Due to the active development of new synthetic methods for nanomaterials, the influence of impurities formed in the synthesis are challenges to the quality of the obtained nanostructures. The search for the methods of their purification is an inalienable part of the nanoparticles’ design. Prof. Prior and co-workers, in their review article [20], summarized the latest advances in silver nanoparticle purification techniques. The authors identified several commonly used approaches, such as magnetic and hydrodynamic force-based methods, chromatography, density gradient centrifugation, electrophoresis, selective precipitation, membrane filtration, and liquid extraction. Due to the possible toxicity of organic and/or inorganic impurities, this review is relevant for many researchers planning their work in the nanotechnology field, especially in case of biological applications of the obtained nanomaterials.

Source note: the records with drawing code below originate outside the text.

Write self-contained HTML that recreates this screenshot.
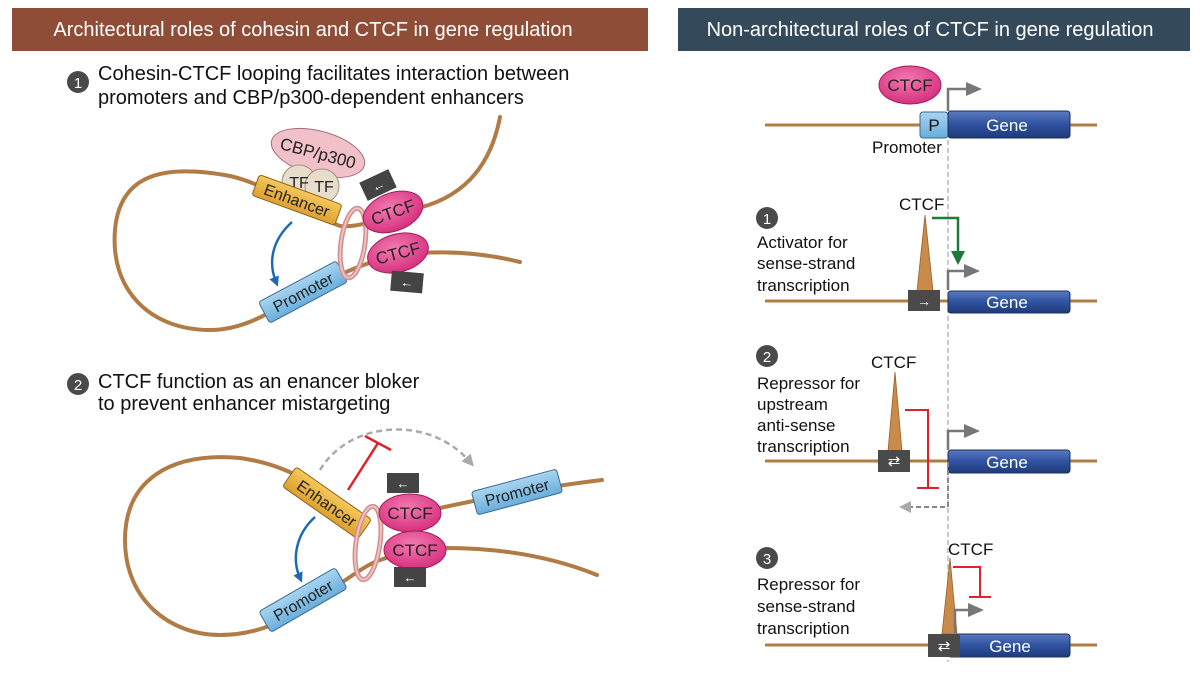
<!DOCTYPE html>
<html><head><meta charset="utf-8"><style>
html,body{margin:0;padding:0;background:#fff;}
svg{display:block;font-family:"Liberation Sans",Arial,sans-serif;}
</style></head><body>
<svg width="1200" height="678" viewBox="0 0 1200 678" xmlns="http://www.w3.org/2000/svg">
<defs>
<linearGradient id="gene" x1="0" y1="0" x2="0" y2="1"><stop offset="0" stop-color="#5a7ac0"/><stop offset="0.5" stop-color="#2f52a0"/><stop offset="1" stop-color="#1f3a78"/></linearGradient>
<radialGradient id="ctcf" cx="0.45" cy="0.35" r="0.7"><stop offset="0" stop-color="#f27ab0"/><stop offset="1" stop-color="#d42a7a"/></radialGradient>
<linearGradient id="enh" x1="0" y1="0" x2="0" y2="1"><stop offset="0" stop-color="#f6c85a"/><stop offset="1" stop-color="#dca030"/></linearGradient>
<linearGradient id="pro" x1="0" y1="0" x2="0" y2="1"><stop offset="0" stop-color="#a8d4f0"/><stop offset="1" stop-color="#6aaedc"/></linearGradient>
<marker id="ab" markerWidth="10" markerHeight="10" refX="5" refY="5" orient="auto" markerUnits="userSpaceOnUse"><path d="M0,0 L10,5 L0,10 Z" fill="#1a6ab8"/></marker>
<marker id="agr" markerWidth="14" markerHeight="14" refX="7" refY="7" orient="auto" markerUnits="userSpaceOnUse"><path d="M0,0 L14,7 L0,14 Z" fill="#1d7a3a"/></marker>
<marker id="agray" markerWidth="16" markerHeight="14" refX="4" refY="7" orient="auto" markerUnits="userSpaceOnUse"><path d="M0,0 L16,7 L0,14 Z" fill="#777"/></marker>
<marker id="agl" markerWidth="12" markerHeight="12" refX="6" refY="6" orient="auto" markerUnits="userSpaceOnUse"><path d="M0,0 L12,6 L0,12 Z" fill="#aaa"/></marker>
</defs>

<rect x="12" y="8" width="636" height="43" fill="#8f4c36"/>
<text x="313" y="36" font-size="20" fill="#fff" text-anchor="middle">Architectural roles of cohesin and CTCF in gene regulation</text>
<rect x="678" y="8" width="512" height="43" fill="#34495a"/>
<text x="930" y="36" font-size="20" fill="#fff" text-anchor="middle">Non-architectural roles of CTCF in gene regulation</text>

<circle cx="78" cy="82" r="11" fill="#4a4a4a"/><text x="78" y="88" font-size="15" fill="#fff" text-anchor="middle">1</text>
<text x="98" y="80" font-size="20" fill="#111">Cohesin-CTCF looping facilitates interaction between</text>
<text x="98" y="104" font-size="20" fill="#111">promoters and CBP/p300-dependent enhancers</text>

<g fill="none" stroke="#b07b45" stroke-width="4" stroke-linecap="round">
<path d="M500,117 C490,170 460,200 410,210 C380,218 360,228 340,226 C310,215 270,185 230,176 C170,165 120,170 115,230 C110,290 150,330 210,330 C250,330 280,305 320,285 C345,272 365,262 400,255 C440,250 480,252 520,262"/>
</g>
<ellipse cx="318" cy="153" rx="48" ry="22" transform="rotate(15 318 153)" fill="#f2c0c8" stroke="#a07080" stroke-width="1"/>
<text x="318" y="159" font-size="17" text-anchor="middle" transform="rotate(15 318 153)" fill="#222">CBP/p300</text>
<circle cx="299" cy="182" r="17" fill="#e8dccb" stroke="#a09080"/>
<circle cx="322" cy="186" r="17" fill="#e8dccb" stroke="#a09080"/>
<text x="299" y="188" font-size="16" text-anchor="middle" fill="#222">TF</text>
<text x="324" y="192" font-size="16" text-anchor="middle" fill="#222">TF</text>
<g transform="rotate(20 297 200)"><rect x="253" y="189" width="88" height="22" rx="3" fill="url(#enh)" stroke="#8a6420"/><text x="297" y="206" font-size="16" text-anchor="middle" fill="#222">Enhancer</text></g>
<g transform="rotate(-28 303 292)"><rect x="259" y="280" width="88" height="24" rx="3" fill="url(#pro)" stroke="#3a6a90"/><text x="303" y="298" font-size="16" text-anchor="middle" fill="#222">Promoter</text></g>
<path d="M292,222 C272,240 268,262 276,282" fill="none" stroke="#1a6ab8" stroke-width="2.5" marker-end="url(#ab)"/>
<ellipse cx="353" cy="243" rx="12" ry="35" transform="rotate(8 353 243)" fill="none" stroke="#d09090" stroke-width="5"/>
<ellipse cx="353" cy="243" rx="12" ry="35" transform="rotate(8 353 243)" fill="none" stroke="#f0c0c0" stroke-width="2"/>
<ellipse cx="393" cy="212" rx="31" ry="19" transform="rotate(-20 393 212)" fill="url(#ctcf)" stroke="#a0205a"/>
<text x="393" y="218" font-size="17" text-anchor="middle" transform="rotate(-20 393 212)" fill="#222">CTCF</text>
<ellipse cx="398" cy="253" rx="31" ry="19" transform="rotate(-15 398 253)" fill="url(#ctcf)" stroke="#a0205a"/>
<text x="398" y="259" font-size="17" text-anchor="middle" transform="rotate(-15 398 253)" fill="#222">CTCF</text>
<g transform="rotate(-25 378 185)"><rect x="362" y="175" width="32" height="20" fill="#444"/><text x="378" y="190" font-size="13" fill="#fff" text-anchor="middle">←</text></g>
<g transform="rotate(5 407 282)"><rect x="391" y="272" width="32" height="20" fill="#444"/><text x="407" y="287" font-size="13" fill="#fff" text-anchor="middle">←</text></g>

<circle cx="78" cy="384" r="11" fill="#4a4a4a"/><text x="78" y="390" font-size="15" fill="#fff" text-anchor="middle">2</text>
<text x="98" y="388" font-size="20" fill="#111">CTCF function as an enancer bloker</text>
<text x="98" y="410" font-size="20" fill="#111">to prevent enhancer mistargeting</text>

<g fill="none" stroke="#b07b45" stroke-width="4" stroke-linecap="round">
<path d="M355,525 C330,490 290,465 240,458 C170,452 125,480 125,540 C125,600 170,635 220,635 C270,635 300,610 330,590 C350,578 365,565 380,560 C400,553 420,550 445,548 C510,548 560,560 597,575"/>
<path d="M440,508 C500,495 560,485 602,480"/>
</g>
<path d="M320,470 C350,420 430,415 470,462" fill="none" stroke="#aaa" stroke-width="2.5" stroke-dasharray="6,4" marker-end="url(#agl)"/>
<line x1="348" y1="490" x2="378" y2="443" stroke="#e0202a" stroke-width="2.5"/>
<line x1="365" y1="436" x2="391" y2="450" stroke="#e0202a" stroke-width="2.5"/>
<g transform="rotate(35 327 503)"><rect x="281" y="491" width="92" height="24" rx="3" fill="url(#enh)" stroke="#8a6420"/><text x="327" y="509" font-size="16" text-anchor="middle" fill="#222">Enhancer</text></g>
<g transform="rotate(-30 303 600)"><rect x="259" y="588" width="88" height="24" rx="3" fill="url(#pro)" stroke="#3a6a90"/><text x="303" y="606" font-size="16" text-anchor="middle" fill="#222">Promoter</text></g>
<g transform="rotate(-15 517 492)"><rect x="473" y="480" width="88" height="24" rx="3" fill="url(#pro)" stroke="#3a6a90"/><text x="517" y="498" font-size="16" text-anchor="middle" fill="#222">Promoter</text></g>
<path d="M315,517 C295,535 292,560 300,578" fill="none" stroke="#1a6ab8" stroke-width="2.5" marker-end="url(#ab)"/>
<ellipse cx="368" cy="543" rx="12" ry="37" transform="rotate(8 368 543)" fill="none" stroke="#d09090" stroke-width="5"/>
<ellipse cx="368" cy="543" rx="12" ry="37" transform="rotate(8 368 543)" fill="none" stroke="#f0c0c0" stroke-width="2"/>
<ellipse cx="410" cy="513" rx="31" ry="19" fill="url(#ctcf)" stroke="#a0205a"/>
<text x="410" y="519" font-size="17" text-anchor="middle" fill="#222">CTCF</text>
<ellipse cx="415" cy="550" rx="31" ry="19" fill="url(#ctcf)" stroke="#a0205a"/>
<text x="415" y="556" font-size="17" text-anchor="middle" fill="#222">CTCF</text>
<rect x="387" y="473" width="32" height="20" fill="#444"/><text x="403" y="488" font-size="13" fill="#fff" text-anchor="middle">←</text>
<rect x="394" y="567" width="32" height="20" fill="#444"/><text x="410" y="582" font-size="13" fill="#fff" text-anchor="middle">←</text>

<line x1="948" y1="140" x2="948" y2="662" stroke="#aaa" stroke-width="1.2" stroke-dasharray="5,3"/>

<line x1="765" y1="125" x2="1097" y2="125" stroke="#b07b45" stroke-width="3"/>
<ellipse cx="910" cy="85" rx="31" ry="19" fill="url(#ctcf)" stroke="#a0205a"/>
<text x="910" y="91" font-size="17" text-anchor="middle" fill="#222">CTCF</text>
<rect x="920" y="112" width="28" height="26" rx="3" fill="url(#pro)" stroke="#3a6a90"/>
<text x="934" y="131" font-size="17" text-anchor="middle" fill="#111">P</text>
<rect x="948" y="111" width="122" height="27" rx="3" fill="url(#gene)" stroke="#1a2f60"/>
<text x="1007" y="131" font-size="17" text-anchor="middle" fill="#fff">Gene</text>
<path d="M948,111 L948,89 L970,89" fill="none" stroke="#777" stroke-width="2.5" marker-end="url(#agray)"/>
<text x="872" y="153" font-size="17" fill="#111">Promoter</text>

<circle cx="767" cy="218" r="11" fill="#4a4a4a"/><text x="767" y="224" font-size="15" fill="#fff" text-anchor="middle">1</text>
<text x="899" y="210" font-size="17" fill="#111">CTCF</text>
<text x="757" y="248" font-size="17" fill="#111">Activator for</text>
<text x="757" y="269" font-size="17" fill="#111">sense-strand</text>
<text x="757" y="291" font-size="17" fill="#111">transcription</text>
<line x1="765" y1="301" x2="1097" y2="301" stroke="#b07b45" stroke-width="3"/>
<polygon points="917,291 933,291 925,215" fill="#c98a4a" stroke="#9a6030" stroke-width="0.8"/>
<rect x="908" y="290" width="32" height="21" fill="#4a4a4a"/><text x="924" y="306" font-size="14" fill="#fff" text-anchor="middle">→</text>
<rect x="948" y="291" width="122" height="22" rx="3" fill="url(#gene)" stroke="#1a2f60"/>
<text x="1007" y="308" font-size="17" text-anchor="middle" fill="#fff">Gene</text>
<path d="M932,218 L958,218 L958,258" fill="none" stroke="#1d7a3a" stroke-width="2.5" marker-end="url(#agr)"/>
<path d="M948,290 L948,271 L968,271" fill="none" stroke="#777" stroke-width="2.5" marker-end="url(#agray)"/>

<circle cx="767" cy="356" r="11" fill="#4a4a4a"/><text x="767" y="362" font-size="15" fill="#fff" text-anchor="middle">2</text>
<text x="871" y="368" font-size="17" fill="#111">CTCF</text>
<text x="757" y="389" font-size="17" fill="#111">Repressor for</text>
<text x="757" y="410" font-size="17" fill="#111">upstream</text>
<text x="757" y="431" font-size="17" fill="#111">anti-sense</text>
<text x="757" y="452" font-size="17" fill="#111">transcription</text>
<line x1="765" y1="461" x2="1097" y2="461" stroke="#b07b45" stroke-width="3"/>
<polygon points="888,451 902,451 895,372" fill="#c98a4a" stroke="#9a6030" stroke-width="0.8"/>
<rect x="878" y="450" width="32" height="22" fill="#4a4a4a"/><text x="894" y="466" font-size="15" fill="#fff" text-anchor="middle">⇄</text>
<rect x="948" y="450" width="122" height="23" rx="3" fill="url(#gene)" stroke="#1a2f60"/>
<text x="1007" y="468" font-size="17" text-anchor="middle" fill="#fff">Gene</text>
<path d="M905,410 L928,410 L928,488" fill="none" stroke="#e0202a" stroke-width="2"/>
<line x1="917" y1="488" x2="939" y2="488" stroke="#e0202a" stroke-width="2"/>
<path d="M948,450 L948,431 L968,431" fill="none" stroke="#777" stroke-width="2.5" marker-end="url(#agray)"/>
<path d="M948,462 L948,507 L905,507" fill="none" stroke="#888" stroke-width="2" stroke-dasharray="5,3" marker-end="url(#agl)"/>

<circle cx="767" cy="558" r="11" fill="#4a4a4a"/><text x="767" y="564" font-size="15" fill="#fff" text-anchor="middle">3</text>
<text x="948" y="555" font-size="17" fill="#111">CTCF</text>
<text x="757" y="590" font-size="17" fill="#111">Repressor for</text>
<text x="757" y="612" font-size="17" fill="#111">sense-strand</text>
<text x="757" y="634" font-size="17" fill="#111">transcription</text>
<line x1="765" y1="645" x2="1097" y2="645" stroke="#b07b45" stroke-width="3"/>
<rect x="948" y="634" width="122" height="23" rx="3" fill="url(#gene)" stroke="#1a2f60"/>
<text x="1010" y="652" font-size="17" text-anchor="middle" fill="#fff">Gene</text>
<polygon points="942,634 957,634 950,558" fill="#c98a4a" stroke="#9a6030" stroke-width="0.8"/>
<rect x="928" y="634" width="32" height="23" fill="#4a4a4a"/><text x="944" y="651" font-size="15" fill="#fff" text-anchor="middle">⇄</text>
<path d="M953,567 L980,567 L980,597" fill="none" stroke="#e0202a" stroke-width="2"/>
<line x1="969" y1="597" x2="991" y2="597" stroke="#e0202a" stroke-width="2"/>
<path d="M955,633 L955,610 L972,610" fill="none" stroke="#777" stroke-width="2.5" marker-end="url(#agray)"/>
</svg>
</body></html>
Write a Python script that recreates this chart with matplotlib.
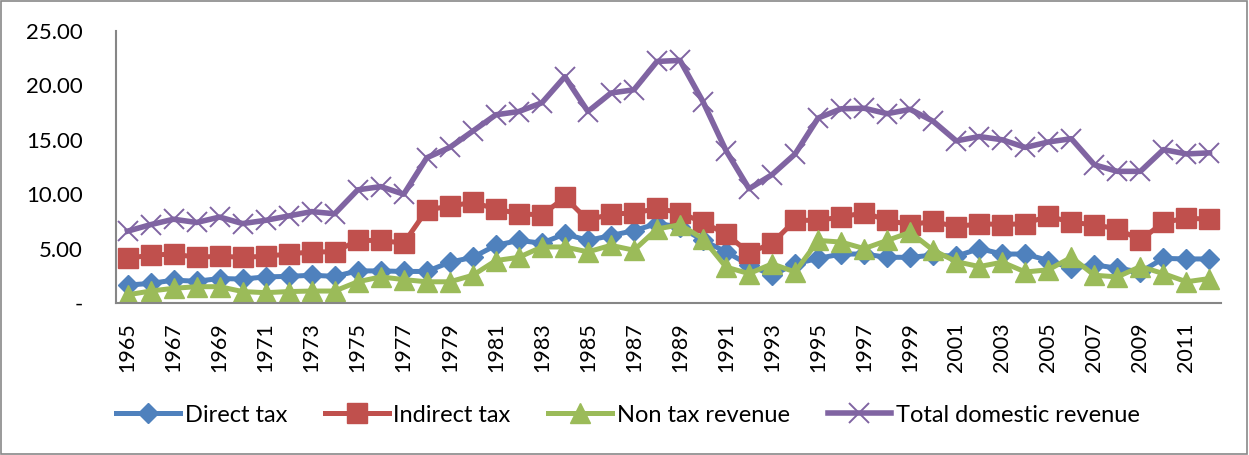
import numpy as np
import matplotlib
matplotlib.use('Agg')
import matplotlib.pyplot as plt
from matplotlib.patches import Rectangle
from matplotlib.ticker import FuncFormatter

plt.rcParams['font.family'] = ['Lato', 'DejaVu Sans']

# ============ data (share of GDP, %) ============
years = list(range(1965, 2013))

direct_tax = [1.65, 1.8, 2.1, 2.0, 2.25, 2.2, 2.4, 2.45, 2.55, 2.45, 2.95, 2.95,
              2.9, 2.9, 3.75, 4.2, 5.3, 5.75, 5.5, 6.35, 5.75, 6.2, 6.65, 7.3,
              7.0, 5.75, 4.7, 3.5, 2.55, 3.6, 4.1, 4.5, 4.5, 4.2, 4.2, 4.4,
              4.3, 5.0, 4.5, 4.5, 3.9, 3.2, 3.5, 3.2, 2.85, 4.1, 4.05, 4.05]

indirect_tax = [4.1, 4.4, 4.5, 4.2, 4.3, 4.2, 4.3, 4.5, 4.7, 4.7, 5.75, 5.75,
                5.5, 8.55, 8.9, 9.25, 8.65, 8.2, 8.1, 9.7, 7.6, 8.2, 8.25, 8.7,
                8.3, 7.4, 6.35, 4.6, 5.5, 7.6, 7.6, 7.9, 8.3, 7.6, 7.2, 7.5,
                7.0, 7.3, 7.2, 7.3, 8.0, 7.4, 7.2, 6.8, 5.8, 7.4, 7.8, 7.7]

non_tax = [0.75, 1.1, 1.35, 1.5, 1.5, 1.05, 0.95, 1.05, 1.1, 1.1, 1.95, 2.4,
           2.15, 1.95, 1.95, 2.55, 3.9, 4.2, 5.15, 5.15, 4.7, 5.3, 4.85, 6.8,
           7.2, 5.9, 3.3, 2.7, 3.6, 2.85, 5.75, 5.6, 5.0, 5.75, 6.5, 4.85,
           3.8, 3.35, 3.75, 2.85, 3.05, 4.2, 2.55, 2.4, 3.35, 2.7, 1.95, 2.25]

total_revenue = [6.6, 7.2, 7.7, 7.4, 7.9, 7.3, 7.6, 8.0, 8.4, 8.2, 10.4, 10.7,
                 10.0, 13.35, 14.3, 15.8, 17.3, 17.6, 18.4, 20.8, 17.6, 19.3, 19.6, 22.2,
                 22.3, 18.5, 14.0, 10.5, 11.8, 13.7, 17.0, 17.85, 17.9, 17.4, 17.8, 16.7,
                 14.9, 15.3, 15.0, 14.3, 14.8, 15.1, 12.7, 12.1, 12.1, 14.1, 13.7, 13.8]

y_ticks = [0, 5, 10, 15, 20, 25]
# ================================================

BLUE = '#4F81BD'
RED = '#C0504D'
GREEN = '#9BBB59'
PURPLE = '#8064A2'
AXIS_GREY = '#868686'

fig = plt.figure(figsize=(12.49, 4.55), dpi=100)
ax = fig.add_axes([116 / 1249, 1 - 303 / 455, 1105 / 1249, 272 / 455])

x = np.arange(len(years))

ax.plot(x, direct_tax, color=BLUE, linewidth=3.6, marker='D', markersize=10,
        markerfacecolor=BLUE, markeredgecolor=BLUE, label='Direct tax')
ax.plot(x, indirect_tax, color=RED, linewidth=3.6, marker='s', markersize=14,
        markerfacecolor=RED, markeredgecolor=RED, label='Indirect tax')
ax.plot(x, non_tax, color=GREEN, linewidth=3.6, marker='^', markersize=14,
        markerfacecolor=GREEN, markeredgecolor=GREEN, label='Non tax revenue')
ax.plot(x, total_revenue, color=PURPLE, linewidth=4, marker='x', markersize=14,
        markeredgewidth=1.4, markeredgecolor=PURPLE, label='Total domestic revenue')

ax.set_xlim(-0.5, len(years) - 0.5)
ax.set_ylim(0, 25)
ax.set_yticks(y_ticks)
ax.yaxis.set_major_formatter(FuncFormatter(lambda v, p: '-' if v == 0 else f'{v:.2f}'))
ax.set_xticks(x[::2])
ax.set_xticklabels([str(y) for y in years[::2]], rotation=90)

ax.tick_params(axis='y', length=0, pad=24, labelsize=16)
ax.tick_params(axis='x', length=0, pad=14, labelsize=15.5)

for side in ['top', 'right']:
    ax.spines[side].set_visible(False)
for side in ['left', 'bottom']:
    ax.spines[side].set_color(AXIS_GREY)
    ax.spines[side].set_linewidth(1.5)

fig.legend(loc='center', bbox_to_anchor=(628 / 1249, 1 - 415 / 455), ncol=4,
           frameon=False, fontsize=17, handlelength=2.7, handletextpad=0.2,
           columnspacing=1.6)

# 外边框
fig.add_artist(Rectangle((0.001, 0.002), 0.997, 0.995, transform=fig.transFigure,
                         fill=False, edgecolor='#898989', linewidth=1.2))

fig.savefig('out.png', dpi=100, facecolor='white')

Two-dimensional nanomaterials are another interesting type of nanomaterials. There are two key approaches of obtaining 2D nanomaterials, namely, top-down and bottom-up technologies [21]. Each of them has its own advantages and disadvantages [22]. The production of nanolayers using top-down approaches, such as the layering of bulk layered oxides, is one of the most promising directions in the field of 2D nanomaterials. Using the top-down approach, Silyukov and co-workers [23] showed the formation of stable suspensions of perovskite nanolayers and their coatings. They were obtained by exfoliation of the protonated bismuth titanate and its N-alkylamine derivatives in an aqueous solution of tetrabutylammonium hydroxide. The resulting nanolayers and coatings can be used as functional materials for catalysis and electronics.

Self-assembling in solid state 2D nanosheets based on thiacalix[4]arene derivatives functionalized by geranyl fragments at the lower rim in cone and 1,3-alternate conformations were obtained by the bottom-up approach [24]. The choice of terpenoid macrocyclic derivatives was explained by their ability to polymorphism and crystalline modifications, as well as non-toxicity. The obtained 2D nanomaterials can be used for the creation of high-energy materials and polymorphic structures for pharmaceuticals.

Overall, this Special Issue includes 13 excellent papers of the contributors from 10 countries in the design and application of nanomaterials, including micro- and nanoparticles, and covers various fields of nanotechnology, chemistry, biology, and material science. As guest editors of the Special Issue “Design of Micro- and Nanoparticles: Self-Assembly and Application”, we thank all authors and reviewers for their valuable contributions. We hope that the publications presented in this Special Issue will attract even greater interest from scientists around the world.